Which brings us back to The Lieutenant of Inishmore. Remember what I said about horror repeating as farce, about how Frankenstein inevitably meets Abbott and Costello? Well, McDonagh's brilliant insight in Lieutenant was that the torture scenes in Tarantino - which always involved ridicule of their victims - could easily be pushed to the level of boulevard farce. Which is precisely what The Lieutenant of Inishmore is; it's a comic contraption worthy of (actually, better than) Feydeau - only murder has replaced sex as the repressed desire of its characters, many of whom are members of the IRA.

This change, of course, gives the play whatever scrap of larger significance it has. While never making any explicit political points - and certainly never working through the actual checkered history of Ireland or Sinn Féin - McDonagh exploits his terrorists the way Tarantino did his gangsters: for every variation of violence imaginable. To these Irish wiseguys, even the slightest slight requires blood retribution, and mayhem has become routine, both for them and the larger culture (one funny exchange runs, "You can't walk down the street covered in blood!""Why not, who would notice?""The tourists!"). The only sentiment still allowed in Ireland, it seems, is for pets; hence even the most cold-blooded killer can have a cute attachment to, say, a kitten - indeed, the trigger for the plot of Inishmore is the murder of a terrorist's cat.

This soft spot, needless to say, is merely a contrivance (like fetishes are in Feydeau) to keep the plot going and the blood spurting - the aggrieved party is intent on vengeance, and even patricide seems nothing next to "catricide." To be sure, as the arterial spray becomes a gusher, than a geyser, it can be hard to recall that this is all slapstick. But at the same time it's impossible to read it as anything else. McDonagh has a point or two to make about the moral calculus of terrorism: in a nice exchange, a young IRA wannabe explains that the cows she blinds are "acceptable targets" because they were part of the food supply; the suffering of the poor creatures themselves, of course, has no place in the equation - tellingly, she eventually begins to put out the eyes of other terrorists, too, who become as literally blind as they were morally blind.

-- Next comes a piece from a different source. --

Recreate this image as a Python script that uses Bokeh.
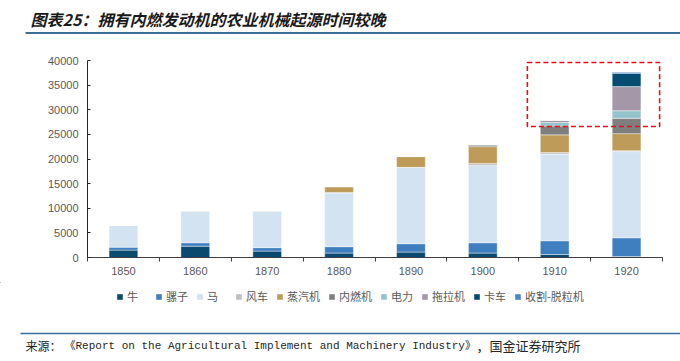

But without this very coldness, McDonagh would be without material, because he's rather a cold fish himself (I can't think of another playwright loaded with as much youthful contempt), and he doesn't seem interested in really developing his characters; they're just props intended for ironic effects (indeed, a last gambit to pull the play into semi-tragic, Synge-like territory goes wrong because of this utter superficiality). At the same time, though, it must be admitted that terrorists are McDonagh's perfect subject, in that we can share for them his cold regard - he can off them at will, and we won't mind. Indeed, he carefully metes out death only to the deserving in Inishmore, so the whole bloodbath ends on an upbeat note. The young woman in front of me stood up after the curtain, gazed at the blood-sprayed stage, and told her date, "That was cute!" and she meant it. It was cute.


Terrorists Ross MacDonald, Andrew Dufresne and Curt Klump convene in The Lieutenant of Inishmore.

Still, there's something troubling about that attitude. There's a direct cultural line from Reservoir Dogs to Abu Ghraib, and you have to wonder whether McDonagh's audience is any less morally bankrupt than his terrorists are. There's something more than a little Senecan about today's entertainment, and even though we're not yet literally killing people on our stages, sometimes I think it's really only a matter of time before we are; I mean, how much further can synthetic violence go? (By the end of Inishmore, characters are lackadaiscally sawing up fresh corpses on stage.)

Still if McDonagh's - and Tarantino's - material is steadily losing its power to disturb, that also gives me some hope. Maybe even stage blood has a shelf life. Inishmore feels very much of its era - i.e., 1995 - when Pulp Fiction was pushing adolescent buttons around homosexuality and race, and there was a Weimar-like mood surrounding the Clintons. The form morphed into pure torture porn like Saw after 9/11, but now times have changed yet again, and Tarantino's giggling sadism and homophobia (and even his libertarianism) all look immature, and a little sad: Grindhouse bombed, Saw VI is going direct to video, and The Lieutenant of Inishmore, produced twelve years after it was written, is chiefly interesting for its craft, not its content.

And at the New Rep, David R. Gammons's production is generally worthy of that craft, although foamy brogues thicker than a head of Guiness sometimes dowse the lines, and a key piece of action occurs a little too far offstage. The production does have a major gap at its center, in that Colin Hamell, a resourceful and precise comic actor, is utterly unconvincing as the lead psychopath - but then that largely helps along the farce anyway, particularly given only one of his terrorist rivals is remotely frightening either. (The comedy's likewise helped by the fact that in the end, even the bloodiest stage business is always more artificial than movie violence.) The standouts of the cast are probably Karl Baker Olson as the amusingly twitty boy-next-door who discovers the stiff kitty, and Lynn R. Guerra as his wannabe-terrorist sister. Guerra is actually almost too comely in her Jean Seberg 'do, and her performance is sometimes a little pushy; but then again, she nearly makes the last act work, and that's saying a lot. Rory James Kelly provides solid comic backup as the terrorist's very dim da, and for awhile Andrew Dufresne brings a few frissons of real menace to the mysterious Christy. The physical production is strong, although not perhaps all that original; the thrash soundtrack in particular is something of a cliché - although I did like Janie E. Howland's monolithic stones, which stick up from the loam like dead, severed fingers. If only they pointed a way out of all the carnage.